Mr Girvan: Yes, and I am pretty sure that all of them said that it is a very good idea. The submission that the National Union of Journalists (NUJ) made earlier was quite interesting about why it supports website immunity. It was based on the fact that, for example, a tabloid website that prints content also allows people to comment and that it might, therefore, be able to avail itself of that defence if someone adds a snipey, defamatory comment below its article. It does not want to moderate its own page, but it wants to encourage people to comment on it. That is pretty extraordinary. They were not really saying anything about protecting the investigative journalist; they were just saying that they would not want 'The Sun' or the 'MailOnline' to be sued for a comment that someone left below their article because they do not want to be bothered moderating it. That does not seem to be a legitimate policy objective.
Mr K Buchanan: I have one question, Peter. You talked about the single publication rule. Correct me if I am wrong, but that means that if somebody were to publish something about me now, that article could run and run, but this rule will change that to one year. Say they put something up about me, the year runs out, and then they put something completely different up about me. Can the item that was put up more than a year ago be used in that case? Do you understand what I am saying? They put something defamatory up for a period, and the year runs out on each one until, eventually, the defamation has gone on so long that you cannot stick it any longer, so your solicitor does what he or she should do. Could the previous items be taken into account in that case?
Mr Girvan: I am only going on what I have read about what the sponsor says this rule is meant to engender. There is a debate between different methods of when you start limitation and in relation to how many publications there are. My understanding of what the sponsor is saying is that, had I published an article a year ago saying that x murdered someone, and he has not sued me over that, and I publish it again later, but the defamation is substantially the same, I, as the defendant, could turn around and say "Well, you didn't sue me a year ago when I said it, so you can't sue me now". If that understanding is right, then that is pretty extraordinary.
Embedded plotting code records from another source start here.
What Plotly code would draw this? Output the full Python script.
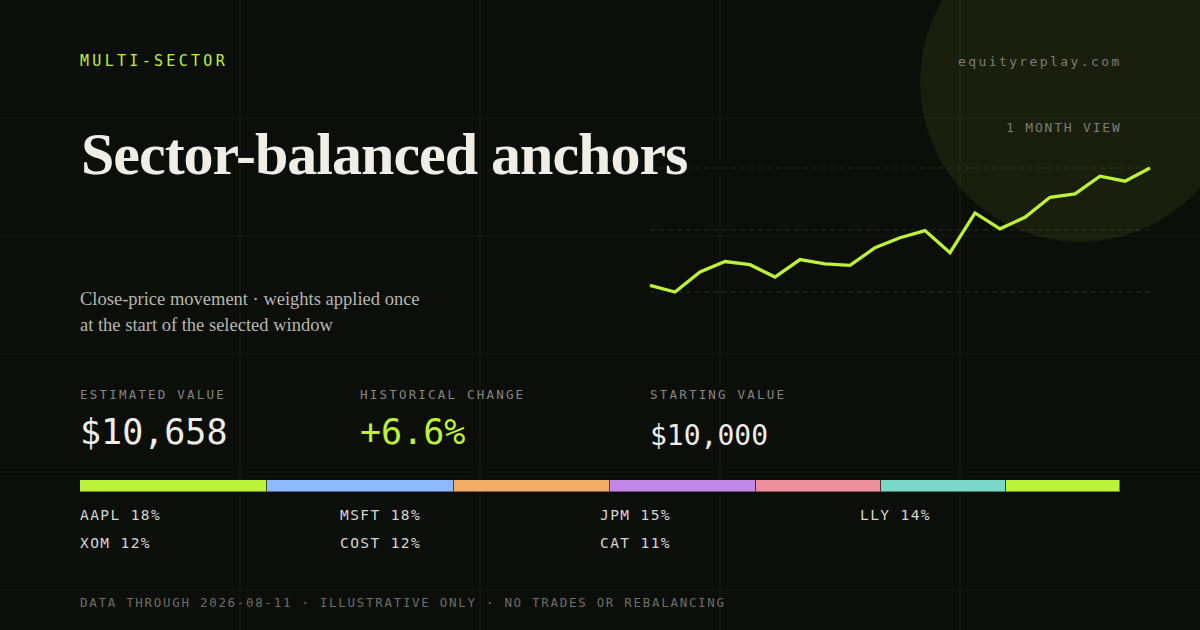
import plotly.graph_objects as go

# -----------------------------
# Data read off the card
# -----------------------------
day_index = list(range(21))
portfolio_value = [10000, 9963, 10075, 10134, 10116, 10047, 10145, 10121, 10112, 10211, 10267,
                   10307, 10183, 10406, 10317, 10382, 10494, 10513, 10612, 10584, 10658]
start_value = 10000

tickers = ["AAPL", "MSFT", "JPM", "LLY", "XOM", "COST", "CAT"]
weights = [18, 18, 15, 14, 12, 12, 11]
ticker_colors = ["#bdf23a", "#8fb9ff", "#f2ae64", "#c188e8", "#ee8f9d", "#7ad9c6", "#bdf23a"]

# -----------------------------
# Styling
# -----------------------------
W, H = 1200, 630
BG = "#0c0e0a"
LIME = "#bdf23a"
INK = "#efeee6"
MUTED = "#85877f"
SERIF = "Liberation Serif, DejaVu Serif, serif"
MONO = "DejaVu Sans Mono, Liberation Mono, monospace"


def px(x):
    return x / W


def py(y):
    return 1 - y / H


def spaced(text, ls):
    return f'<span style="letter-spacing:{ls}px">{text}</span>'


fig = go.Figure()

# sparkline
fig.add_trace(go.Scatter(x=day_index, y=portfolio_value, mode="lines",
                         line=dict(color=LIME, width=3.3),
                         xaxis="x", yaxis="y", hoverinfo="skip"))

# allocation bar
for t, w, c in zip(tickers, weights, ticker_colors):
    fig.add_trace(go.Bar(x=[w], y=[0], orientation="h", width=1,
                         marker=dict(color=c, line=dict(color="rgba(12,14,10,0.45)", width=1)),
                         xaxis="x2", yaxis="y2", hoverinfo="skip", name=t))

vmin, vmax = min(portfolio_value), max(portfolio_value)
vpad = (vmax - vmin) * 10 / 124
n = len(day_index) - 1
xpad = n * 7.5 / 500

shapes = []
# glow circle top right
shapes.append(dict(type="circle", xref="paper", yref="paper",
                   x0=px(920), x1=px(1240), y0=py(242), y1=py(-78),
                   fillcolor="rgba(190,240,60,0.075)", line=dict(width=0), layer="below"))
# background grid
for gx in [240, 480, 720, 960]:
    shapes.append(dict(type="line", xref="paper", yref="paper", x0=px(gx), x1=px(gx), y0=0, y1=1,
                       line=dict(color="rgba(255,255,255,0.05)", width=1), layer="below"))
for gy in [118, 236, 354, 472, 590]:
    shapes.append(dict(type="line", xref="paper", yref="paper", x0=0, x1=1, y0=py(gy), y1=py(gy),
                       line=dict(color="rgba(255,255,255,0.05)", width=1), layer="below"))
# dashed guides at min / mid / max
for v in [vmin, (vmin + vmax) / 2, vmax]:
    shapes.append(dict(type="line", xref="x", yref="y", x0=0, x1=n, y0=v, y1=v,
                       line=dict(color="rgba(255,255,255,0.11)", width=1, dash="5px,4px"),
                       layer="below"))


def note(x, y, text, size, color, family=MONO, anchor="left"):
    # annotations carry ~2px of padding, so nudge to the visual edge
    x = x - 2 if anchor == "left" else x + 2
    fig.add_annotation(x=px(x), y=py(y), xref="paper", yref="paper", xanchor=anchor,
                       yanchor="middle", showarrow=False, text=text, align=anchor,
                       font=dict(family=family, size=size, color=color))


note(80, 61, spaced("MULTI-SECTOR", 3.3), 15, LIME)
note(1122, 62, spaced("equityreplay.com", 2.4), 13, "#7b7e74", anchor="right")
note(1122, 128, spaced("1 MONTH VIEW", 1.8), 13, "#7b7e74", anchor="right")

note(81, 154, spaced("<b>Sector-balanced anchors</b>", -1), 60, INK, family=SERIF)
note(80, 299, "Close-price movement · weights applied once", 18.5, "#b7b7ac", family=SERIF)
note(80, 325, "at the start of the selected window", 18.5, "#b7b7ac", family=SERIF)

end_value = portfolio_value[-1]
change = (end_value / start_value - 1) * 100
stats = [(80, "ESTIMATED VALUE", f"${end_value:,.0f}", INK, 35, 432),
         (360, "HISTORICAL CHANGE", f"{change:+.1f}%", LIME, 35, 432),
         (650, "STARTING VALUE", f"${start_value:,.0f}", INK, 28, 435)]
for x, label, value, col, size, vy in stats:
    note(x, 394, spaced(label, 2.2), 12.5, MUTED)
    note(x, vy, value, size, col)

for i, (t, w) in enumerate(zip(tickers, weights)):
    col, row = i % 4, i // 4
    note(80 + 260 * col, 515 + 28 * row, spaced(f"{t} {w}%", 1.4), 14.5, "#d6d6ce")

note(80, 602, spaced("DATA THROUGH 2026-08-11 · ILLUSTRATIVE ONLY · NO TRADES OR REBALANCING", 1.7),
     12.5, "#6c6f66")

fig.update_layout(
    width=W, height=H,
    margin=dict(l=0, r=0, t=0, b=0),
    paper_bgcolor=BG, plot_bgcolor="rgba(0,0,0,0)",
    showlegend=False, hovermode=False,
    barmode="stack", bargap=0,
    shapes=shapes,
    xaxis=dict(domain=[px(650) - px(7.5), px(1150) + px(7.5)], range=[-xpad, n + xpad],
               visible=False, anchor="y"),
    yaxis=dict(domain=[py(302), py(158)], range=[vmin - vpad, vmax + vpad],
               visible=False, anchor="x"),
    xaxis2=dict(domain=[px(80), px(1120)], range=[0, sum(weights)], visible=False, anchor="y2"),
    yaxis2=dict(domain=[py(492), py(480)], range=[-0.5, 0.5], visible=False, anchor="x2"),
)

fig.write_html("out.html", config={"displayModeBar": False},
               post_script="document.body.style.margin='0';document.body.style.background='#0c0e0a';")
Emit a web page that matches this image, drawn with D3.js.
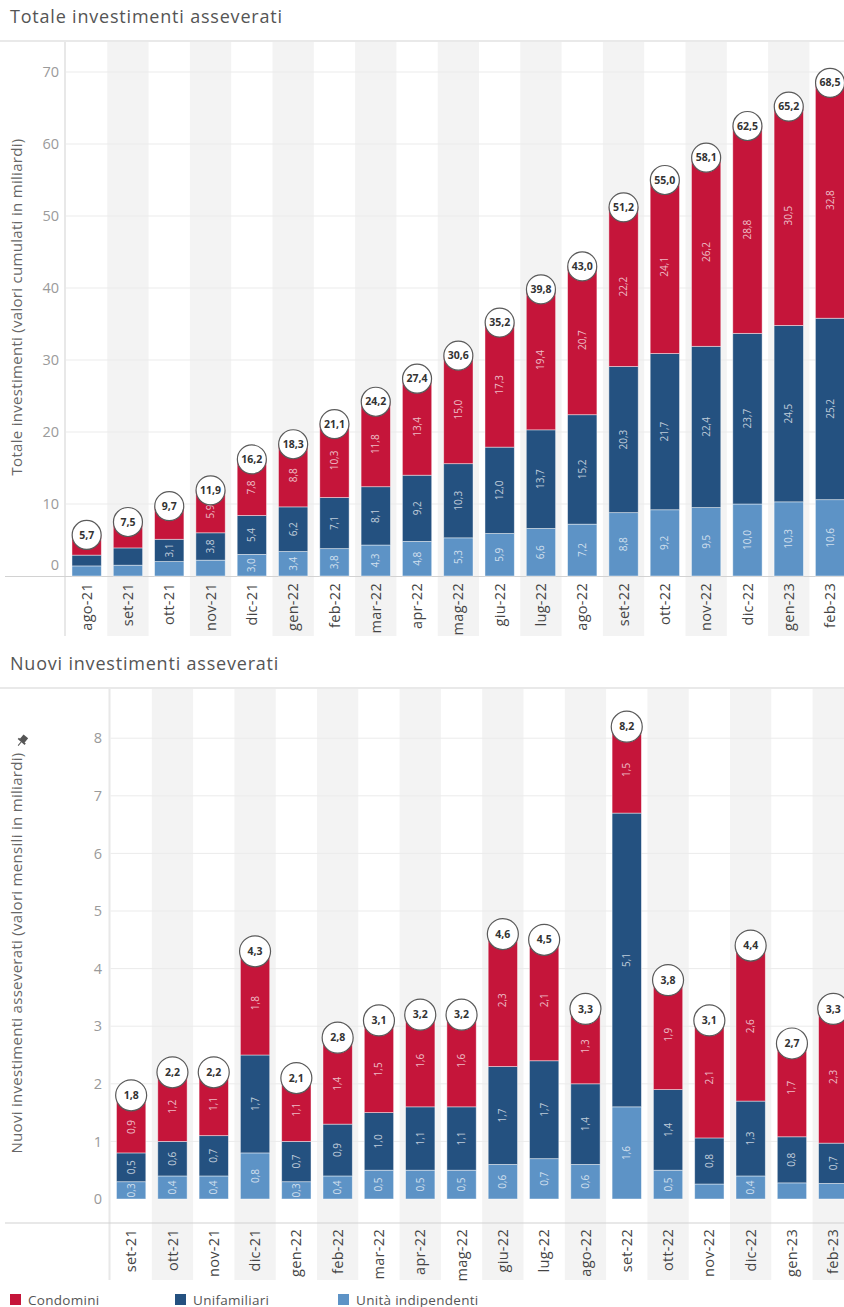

People might have all sorts of reasons for not suing someone for libel. Not least of those is the cost, but there are other factors that might be at play, such as criminal investigations and so on and so forth.
The idea that an already very short limitation period of one year — shorter than any other tort — should be closed even further by saying that, if you defame someone in the same way twice, a year apart, and they did not sue for the first defamation, then you cannot sue them a year later or a year and a day later does not seem right. Will there also then be an argument around whether it is the same publication if you do not use exactly the same words? Will there be an argument around what this thing is, of which one it is?
I do not want to get into anecdotes because I do not think that is it helpful to do that, but anyone who picks up one of our tabloid newspapers on a regular basis will notice that, more than is the case with tabloids in other jurisdictions, they run repetitive stories about the same person.
This is a rather troubling provision. I am not really sure what it is aimed at, and I do not see any evidence of there being an abuse of the publication rule or the limitation provisions as they stand. It seems to be an answer to a problem that does not exist.
The Chairperson (Dr Aiken): Thank you very much indeed for your time, Peter. If we have any follow-up questions, would you mind if we get in contact with you about contributing?
Mr Girvan: Yes, of course. I am happy to help. Thank you.